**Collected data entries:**
**********

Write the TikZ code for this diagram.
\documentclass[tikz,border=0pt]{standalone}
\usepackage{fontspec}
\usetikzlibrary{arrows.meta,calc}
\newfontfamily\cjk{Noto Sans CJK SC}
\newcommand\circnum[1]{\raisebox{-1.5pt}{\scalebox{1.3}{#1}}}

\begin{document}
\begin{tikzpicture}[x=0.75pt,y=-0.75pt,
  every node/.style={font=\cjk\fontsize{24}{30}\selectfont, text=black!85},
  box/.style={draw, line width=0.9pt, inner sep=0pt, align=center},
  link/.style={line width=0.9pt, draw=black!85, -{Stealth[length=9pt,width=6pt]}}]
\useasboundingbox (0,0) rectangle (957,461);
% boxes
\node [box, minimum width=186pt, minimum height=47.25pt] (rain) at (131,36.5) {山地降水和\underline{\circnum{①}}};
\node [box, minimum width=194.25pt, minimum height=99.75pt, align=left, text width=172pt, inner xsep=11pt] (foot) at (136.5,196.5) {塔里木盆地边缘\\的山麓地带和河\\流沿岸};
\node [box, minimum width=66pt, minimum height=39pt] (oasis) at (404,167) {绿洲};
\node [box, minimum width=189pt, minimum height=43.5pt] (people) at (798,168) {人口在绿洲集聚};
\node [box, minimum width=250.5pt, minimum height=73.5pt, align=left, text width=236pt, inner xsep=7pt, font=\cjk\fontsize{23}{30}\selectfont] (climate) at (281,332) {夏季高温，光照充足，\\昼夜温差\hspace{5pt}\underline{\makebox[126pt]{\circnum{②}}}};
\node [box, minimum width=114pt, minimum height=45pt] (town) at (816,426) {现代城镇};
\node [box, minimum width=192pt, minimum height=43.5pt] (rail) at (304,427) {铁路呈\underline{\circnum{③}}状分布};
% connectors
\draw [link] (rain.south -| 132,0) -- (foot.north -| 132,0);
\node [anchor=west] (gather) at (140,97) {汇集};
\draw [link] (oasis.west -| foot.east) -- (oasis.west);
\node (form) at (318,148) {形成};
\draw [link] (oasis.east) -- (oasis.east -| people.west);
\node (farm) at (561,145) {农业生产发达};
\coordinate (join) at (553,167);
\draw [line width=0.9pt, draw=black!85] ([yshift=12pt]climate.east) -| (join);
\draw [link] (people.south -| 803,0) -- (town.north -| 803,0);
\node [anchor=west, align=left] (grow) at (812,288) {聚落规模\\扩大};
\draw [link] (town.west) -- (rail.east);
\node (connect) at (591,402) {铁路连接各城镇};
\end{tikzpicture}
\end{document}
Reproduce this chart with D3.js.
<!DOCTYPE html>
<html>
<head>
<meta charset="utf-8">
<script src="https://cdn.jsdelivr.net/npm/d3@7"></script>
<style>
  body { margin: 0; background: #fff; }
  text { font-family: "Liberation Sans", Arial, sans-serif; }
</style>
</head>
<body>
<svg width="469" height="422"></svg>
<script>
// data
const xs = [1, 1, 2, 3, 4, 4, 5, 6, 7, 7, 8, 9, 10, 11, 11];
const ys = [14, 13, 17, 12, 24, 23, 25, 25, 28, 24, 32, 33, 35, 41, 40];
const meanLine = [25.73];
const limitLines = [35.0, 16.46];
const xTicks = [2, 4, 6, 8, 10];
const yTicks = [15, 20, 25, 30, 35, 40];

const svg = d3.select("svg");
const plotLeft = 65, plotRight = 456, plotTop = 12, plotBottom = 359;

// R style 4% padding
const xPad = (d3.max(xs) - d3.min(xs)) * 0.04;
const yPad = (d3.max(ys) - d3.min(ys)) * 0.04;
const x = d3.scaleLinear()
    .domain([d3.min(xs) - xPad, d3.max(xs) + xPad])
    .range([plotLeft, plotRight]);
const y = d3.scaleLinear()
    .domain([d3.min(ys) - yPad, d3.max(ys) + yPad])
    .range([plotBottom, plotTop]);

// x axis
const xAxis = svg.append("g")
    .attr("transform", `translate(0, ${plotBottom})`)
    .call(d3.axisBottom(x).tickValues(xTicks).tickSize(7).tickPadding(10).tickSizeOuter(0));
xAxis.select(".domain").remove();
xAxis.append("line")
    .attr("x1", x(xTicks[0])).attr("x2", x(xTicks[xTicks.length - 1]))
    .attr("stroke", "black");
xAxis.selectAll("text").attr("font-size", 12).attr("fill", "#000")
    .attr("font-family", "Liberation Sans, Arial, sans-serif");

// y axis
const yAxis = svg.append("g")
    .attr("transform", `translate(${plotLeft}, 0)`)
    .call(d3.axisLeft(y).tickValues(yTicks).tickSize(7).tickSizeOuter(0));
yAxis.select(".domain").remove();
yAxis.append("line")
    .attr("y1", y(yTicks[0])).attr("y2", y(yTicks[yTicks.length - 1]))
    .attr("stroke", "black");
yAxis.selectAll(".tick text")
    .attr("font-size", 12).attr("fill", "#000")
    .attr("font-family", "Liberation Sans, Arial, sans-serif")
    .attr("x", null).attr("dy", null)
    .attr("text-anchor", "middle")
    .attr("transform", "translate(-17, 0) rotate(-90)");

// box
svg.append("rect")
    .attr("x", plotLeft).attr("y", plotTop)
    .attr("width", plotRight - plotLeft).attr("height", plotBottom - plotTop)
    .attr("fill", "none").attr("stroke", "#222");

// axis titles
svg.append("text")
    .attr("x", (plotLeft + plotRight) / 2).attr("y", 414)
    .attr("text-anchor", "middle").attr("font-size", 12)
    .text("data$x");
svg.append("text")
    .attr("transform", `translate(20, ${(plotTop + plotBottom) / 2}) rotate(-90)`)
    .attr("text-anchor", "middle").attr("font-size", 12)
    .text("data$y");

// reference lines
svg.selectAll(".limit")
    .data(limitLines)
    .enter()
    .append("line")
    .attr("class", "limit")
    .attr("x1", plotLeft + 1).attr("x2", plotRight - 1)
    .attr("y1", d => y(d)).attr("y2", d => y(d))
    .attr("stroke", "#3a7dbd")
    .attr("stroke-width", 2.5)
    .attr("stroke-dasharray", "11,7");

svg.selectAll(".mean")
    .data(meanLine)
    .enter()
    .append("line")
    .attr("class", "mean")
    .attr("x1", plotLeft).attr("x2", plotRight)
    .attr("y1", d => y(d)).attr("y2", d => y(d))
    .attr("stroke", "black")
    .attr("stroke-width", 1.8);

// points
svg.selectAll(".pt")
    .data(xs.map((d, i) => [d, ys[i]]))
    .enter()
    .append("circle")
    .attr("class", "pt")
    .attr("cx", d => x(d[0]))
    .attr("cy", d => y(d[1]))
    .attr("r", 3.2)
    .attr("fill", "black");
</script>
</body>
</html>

**********

**Work to complete:**
Find the lines above holding the word "this" and show them.

**Written solution:**
Write the TikZ code for this diagram.
Reproduce this chart with D3.js.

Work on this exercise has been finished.